Soccer: As the soaking pitch was trampled it felt as if Arsenal's past, present and future were being churned in the winter darkness. Jose Antonio Reyes, the most expensive signing in the club's history, made his debut and Nicolas Anelka, whose sale to Real Madrid set the Highbury record, was sent off in dubious circumstances after his 89th-minute goal for Manchester City.
Arsenal's current life, though, is still wholly caught up in the skills of Thierry Henry, and his astounding drive, seven minutes from the end, turned out to be the decider that put his side back to the top of the English Premiership. City were still complaining - wrongly - about a legitimate tackle from Sol Campbell when the ball was worked through to the forward on the left by Ray Parlour and Robert Pires.
As Henry gathered, substitute Reyes was making frantically for the near post and pleading for a cross. The Frenchman saw him and, given his professionalism, presumably ignored that target because he decided the City defence had the youngster covered. Yet there was an impression, too, that it will be some time before Arsenal have to depend on the youngster from Sevilla.
The crunching, beautifully judged 25-yarder by Henry screamed across David James and flew into the top far corner of the net.
In the 79th minute, the scorer had also fed Reyes, only for the newcomer to get slightly too much air on his finish so that the ball smacked the face of the advancing James.
The Spaniard appealed to a crowd that had primed itself to greet his every touch ecstatically, but Reyes, like so many other members of this squad, must know that many of his achievements will be tributaries that flow into the torrent of Henry's virtuosity.
Anelka was once the presiding presence at Highbury, but now he endures marginalisation and the angst of life with a club that has not won in the Premiership since November 1st. That backdrop of adversity actually helped to accentuate his admirable qualities, as he presented a danger even though he was isolated in attack for most of the match.
There were shots and bursts of speed that stretched Arsenal to the limit, before he got his reward a minute from time. Parlour failed to make a pass on the right and Shaun Wright-Phillips spirited the ball on to the chest of Anelka, who then slipped a shot under Jens Lehmann.
It was his admirable competitiveness that lay at the heart of the incident that followed as he tried to get the game restarted. Ashley Cole clutched the ball he had retrieved from the net to waste time and shoved a forearm into the chest of the approaching Anelka.
Anelka then grabbed Cole's head, before the Arsenal substitute Edu left his fingerprints on the City striker's features.
Referee Alan Wiley came up with an unfathomable response to all this naughtiness. Anelka was shown a red card, Cole was booked and there was no sanction whatsoever for the Brazilian. The scorer will now serve a three-game ban and his manager, Kevin Keegan, realises that any appeal would be futile.
If Anelka suffers from a persecution complex it will now be deepened by his proper grievance here, and City, too, may suspect that their existence is composed solely of unwarranted suffering.

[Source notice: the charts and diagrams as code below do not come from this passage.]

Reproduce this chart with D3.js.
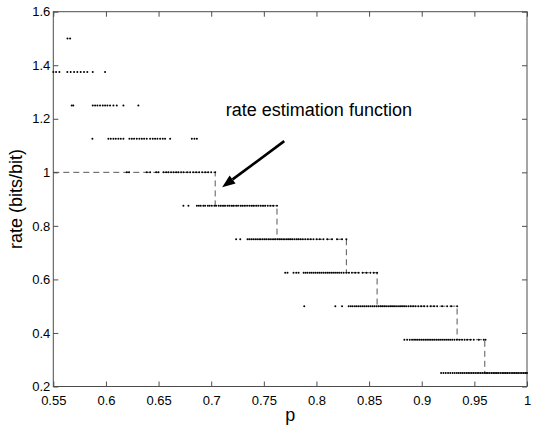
<!DOCTYPE html>
<html><head><meta charset="utf-8">
<script src="https://cdn.jsdelivr.net/npm/d3@7"></script>
<style>body{margin:0;background:#fff;}svg{display:block;}</style>
</head><body>
<svg id="c" width="533" height="426"></svg>
<script>
// ---- data ----
const xTicks = [0.55, 0.6, 0.65, 0.7, 0.75, 0.8, 0.85, 0.9, 0.95, 1];
const xTickLabels = ["0.55","0.6","0.65","0.7","0.75","0.8","0.85","0.9","0.95","1"];
const yTicks = [0.2, 0.4, 0.6, 0.8, 1, 1.2, 1.4, 1.6];
const yTickLabels = ["0.2","0.4","0.6","0.8","1","1.2","1.4","1.6"];

const levels = [1.5, 1.375, 1.25, 1.125, 1.0, 0.875, 0.75, 0.625, 0.5, 0.375, 0.25];
const p150 = [0.5635, 0.5660];
const p1375 = [0.5500, 0.5526, 0.5558, 0.5633, 0.5665, 0.5697, 0.5728, 0.5760, 0.5792, 0.5823, 0.5875, 0.5992];
const p125 = [0.5675, 0.5690, 0.5875, 0.5897, 0.5919, 0.5944, 0.5970, 0.5992, 0.6014, 0.6039, 0.6071, 0.6103, 0.6166, 0.6308];
const p1125 = [0.5871, 0.6023, 0.6046, 0.6071, 0.6093, 0.6118, 0.6141, 0.6166, 0.6223, 0.6246, 0.6267, 0.6293, 0.6318, 0.6341, 0.6363, 0.6388, 0.6420, 0.6445, 0.6467, 0.6489, 0.6515, 0.6540, 0.6562, 0.6610, 0.6816, 0.6841, 0.6864];
const p100 = [0.6198, 0.6220, 0.6388, 0.6420, 0.6477, 0.6499, 0.6546, 0.6572, 0.6594, 0.6619, 0.6641, 0.6667, 0.6689, 0.6714, 0.6736, 0.6771, 0.6800, 0.6828, 0.6857, 0.6886, 0.6914, 0.6943, 0.6971, 0.7000, 0.7038];
const p0875 = [0.6736, 0.6784, 0.6864, 0.6883, 0.6901, 0.6925, 0.6942, 0.6968, 0.6985, 0.7006, 0.7030, 0.7047, 0.7071, 0.7090, 0.7112, 0.7131, 0.7154, 0.7172, 0.7196, 0.7213, 0.7238, 0.7255, 0.7279, 0.7298, 0.7320, 0.7341, 0.7362, 0.7385, 0.7404, 0.7428, 0.7447, 0.7469, 0.7492, 0.7513, 0.7537, 0.7561, 0.7589, 0.7625];
const p075 = [0.7237, 0.7276, 0.7345, 0.7362, 0.7381, 0.7399, 0.7418, 0.7436, 0.7455, 0.7471, 0.7490, 0.7508, 0.7524, 0.7543, 0.7559, 0.7578, 0.7596, 0.7611, 0.7630, 0.7648, 0.7665, 0.7683, 0.7700, 0.7719, 0.7737, 0.7754, 0.7772, 0.7791, 0.7810, 0.7828, 0.7849, 0.7871, 0.7893, 0.7918, 0.7945, 0.7972, 0.8001, 0.8032, 0.8066, 0.8103, 0.8148, 0.8195, 0.8243, 0.8284];
const p0625 = [0.7703, 0.7725, 0.7782, 0.7808, 0.7830, 0.7878, 0.7897, 0.7915, 0.7936, 0.7954, 0.7973, 0.7992, 0.8011, 0.8029, 0.8047, 0.8066, 0.8085, 0.8103, 0.8121, 0.8140, 0.8158, 0.8177, 0.8196, 0.8215, 0.8236, 0.8258, 0.8283, 0.8309, 0.8337, 0.8368, 0.8401, 0.8438, 0.8475, 0.8512, 0.8543, 0.8576];
const p050 = [0.7884, 0.8179, 0.8243, 0.8306, 0.8326, 0.8344, 0.8365, 0.8383, 0.8402, 0.8421, 0.8440, 0.8458, 0.8477, 0.8495, 0.8514, 0.8533, 0.8551, 0.8570, 0.8588, 0.8607, 0.8625, 0.8644, 0.8662, 0.8681, 0.8700, 0.8718, 0.8737, 0.8756, 0.8775, 0.8794, 0.8813, 0.8833, 0.8852, 0.8873, 0.8895, 0.8918, 0.8942, 0.8967, 0.8994, 0.9023, 0.9053, 0.9085, 0.9117, 0.9146, 0.9194, 0.9241, 0.9279, 0.9336];
const p0375 = [0.8835, 0.8861, 0.8886, 0.8908, 0.8927, 0.8945, 0.8963, 0.8981, 0.8999, 0.9016, 0.9034, 0.9051, 0.9069, 0.9086, 0.9104, 0.9121, 0.9139, 0.9157, 0.9175, 0.9194, 0.9213, 0.9232, 0.9251, 0.9270, 0.9290, 0.9311, 0.9334, 0.9358, 0.9383, 0.9407, 0.9431, 0.9463, 0.9494, 0.9542, 0.9589, 0.9606];
const p025 = [0.9184, 0.9206, 0.9228, 0.9250, 0.9271, 0.9293, 0.9313, 0.9334, 0.9352, 0.9371, 0.9389, 0.9406, 0.9424, 0.9441, 0.9458, 0.9475, 0.9492, 0.9509, 0.9526, 0.9543, 0.9560, 0.9577, 0.9594, 0.9611, 0.9628, 0.9645, 0.9662, 0.9679, 0.9696, 0.9713, 0.9730, 0.9747, 0.9764, 0.9781, 0.9798, 0.9815, 0.9832, 0.9849, 0.9866, 0.9883, 0.9900, 0.9917, 0.9934, 0.9951, 0.9968, 0.9985, 1.0000];
const rowPs = [p150, p1375, p125, p1125, p100, p0875, p075, p0625, p050, p0375, p025];

// step function (rate estimation function)
const stepP = [0.55, 0.7038, 0.7625, 0.8284, 0.8576, 0.9336, 0.9599, 1.0];
const stepRate = [1.0, 0.875, 0.75, 0.625, 0.5, 0.375, 0.25, 0.25];

// annotation
const annoText = "rate estimation function";
const annoTextPos = [0.7139, 1.2101];
const arrowFrom = [0.7694, 1.1166];
const arrowTo = [0.7104, 0.9447];

// ---- drawing ----
const svg = d3.select("#c");
const L = 53.3, R = 527, T = 11.7, B = 386.5;
const x = d3.scaleLinear().domain([0.55, 1]).range([L, R]);
const y = d3.scaleLinear().domain([0.2, 1.6]).range([B, T]);
const font = "'Liberation Sans', Arial, sans-serif";
const axisColor = "#4d4d4d";

// box
svg.append("rect").attr("x", L).attr("y", T).attr("width", R - L).attr("height", B - T)
  .attr("fill", "none").attr("stroke", axisColor).attr("stroke-width", 1);

// axes with inward ticks
const xb = svg.append("g").attr("transform", `translate(0,${B})`)
  .call(d3.axisBottom(x).tickValues(xTicks).tickSize(-5).tickPadding(9).tickFormat((d, i) => xTickLabels[i]));
const xt = svg.append("g").attr("transform", `translate(0,${T})`)
  .call(d3.axisTop(x).tickValues(xTicks).tickSize(-5).tickFormat(""));
const yl = svg.append("g").attr("transform", `translate(${L},0)`)
  .call(d3.axisLeft(y).tickValues(yTicks).tickSize(-5).tickPadding(3).tickFormat((d, i) => yTickLabels[i]));
const yr = svg.append("g").attr("transform", `translate(${R},0)`)
  .call(d3.axisRight(y).tickValues(yTicks).tickSize(-5).tickFormat(""));
[xb, xt, yl, yr].forEach(g => {
  g.select(".domain").remove();
  g.selectAll(".tick line").attr("stroke", axisColor);
  g.selectAll("text").attr("font-family", font).attr("font-size", 13).attr("fill", "#000");
});

// step line
const stepData = stepP.map((p, i) => [p, stepRate[i]]);
svg.append("path").datum(stepData)
  .attr("d", d3.line().x(d => x(d[0])).y(d => y(d[1])).curve(d3.curveStepAfter))
  .attr("fill", "none").attr("stroke", "#444").attr("stroke-width", 0.9)
  .attr("stroke-dasharray", "6,4");

// dots
const pts = [];
rowPs.forEach((arr, i) => arr.forEach(p => pts.push([p, levels[i]])));
svg.append("g").selectAll("circle").data(pts).join("circle")
  .attr("cx", d => x(d[0])).attr("cy", d => y(d[1])).attr("r", 1.0).attr("fill", "#000");

// annotation arrow
const x1 = x(arrowFrom[0]), y1 = y(arrowFrom[1]), x2 = x(arrowTo[0]), y2 = y(arrowTo[1]);
const ang = Math.atan2(y2 - y1, x2 - x1);
const hl = 13, hw = 5;
const bx = x2 - hl * Math.cos(ang), by = y2 - hl * Math.sin(ang);
svg.append("line").attr("x1", x1).attr("y1", y1).attr("x2", bx).attr("y2", by)
  .attr("stroke", "#000").attr("stroke-width", 2.6);
svg.append("path")
  .attr("d", `M${x2},${y2}L${bx + hw * Math.sin(ang)},${by - hw * Math.cos(ang)}L${bx - hw * Math.sin(ang)},${by + hw * Math.cos(ang)}Z`)
  .attr("fill", "#000");
svg.append("text").attr("x", x(annoTextPos[0])).attr("y", y(annoTextPos[1]))
  .attr("font-family", font).attr("font-size", 18).text(annoText);

// axis labels
svg.append("text").attr("x", (L + R) / 2).attr("y", 421).attr("text-anchor", "middle")
  .attr("font-family", font).attr("font-size", 18).text("p");
svg.append("text").attr("transform", `translate(22,${(T + B) / 2}) rotate(-90)`)
  .attr("text-anchor", "middle").attr("font-family", font).attr("font-size", 18).text("rate (bits/bit)");
</script>
</body></html>
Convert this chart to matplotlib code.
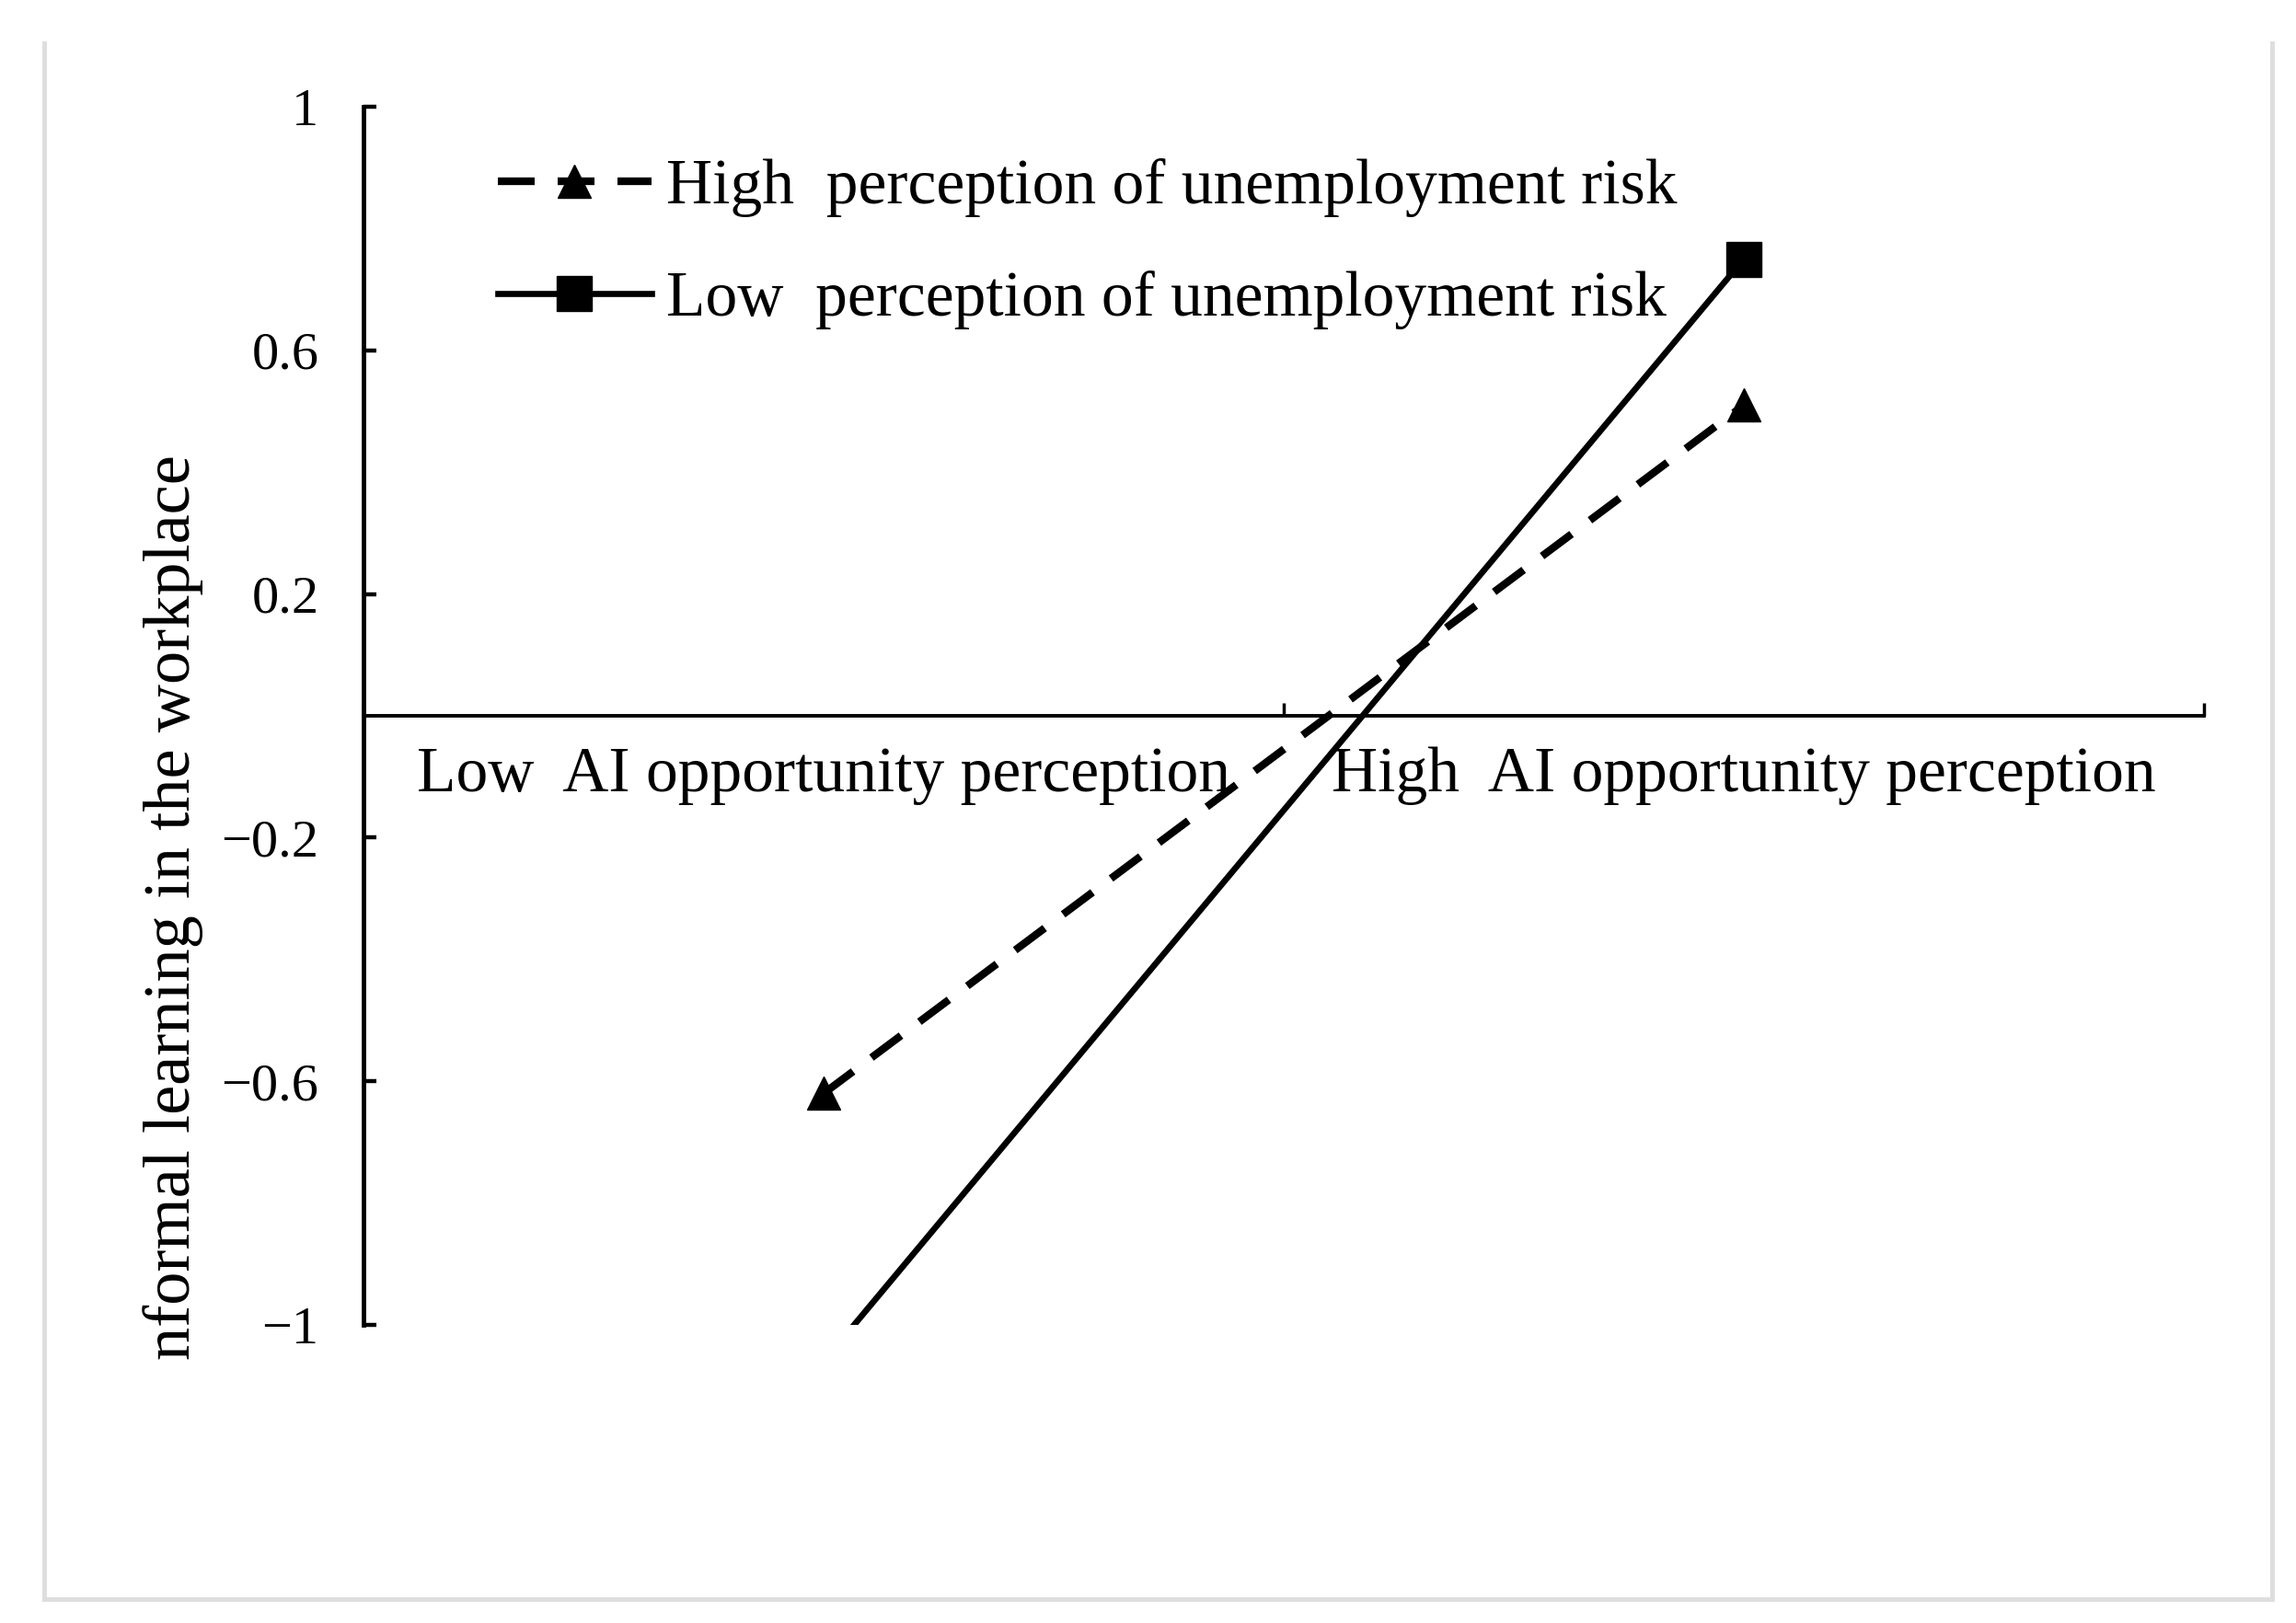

This display, cautious as it was at first, did not suggest a team tunnelling its way towards the relegation strata of the Premiership. They even appeared to be getting a toehold into the fixture despite an alarming opening. In that initial phase, Henry stabbed the ball against a post after a build-up by Freddie Ljungberg and Lauren. Pires and Cole also sent crosses flashing untouched across the fringes of the six-yard box.
When City did fall behind, the damage was done by their left-back Michael Tarnat. Nonetheless, the visitors require realism if they are to right themselves in the Premiership and an own-goal was not the only form of self-harm in the 38th minute.
Thinking Anelka had been fouled by Gilberto Silva, City were unprofessional enough to pause as Dennis Bergkamp sent Henry away on the left. His low ball would have been turned in by Ljungberg if Tarnat, in desperation, had not got the final touch himself.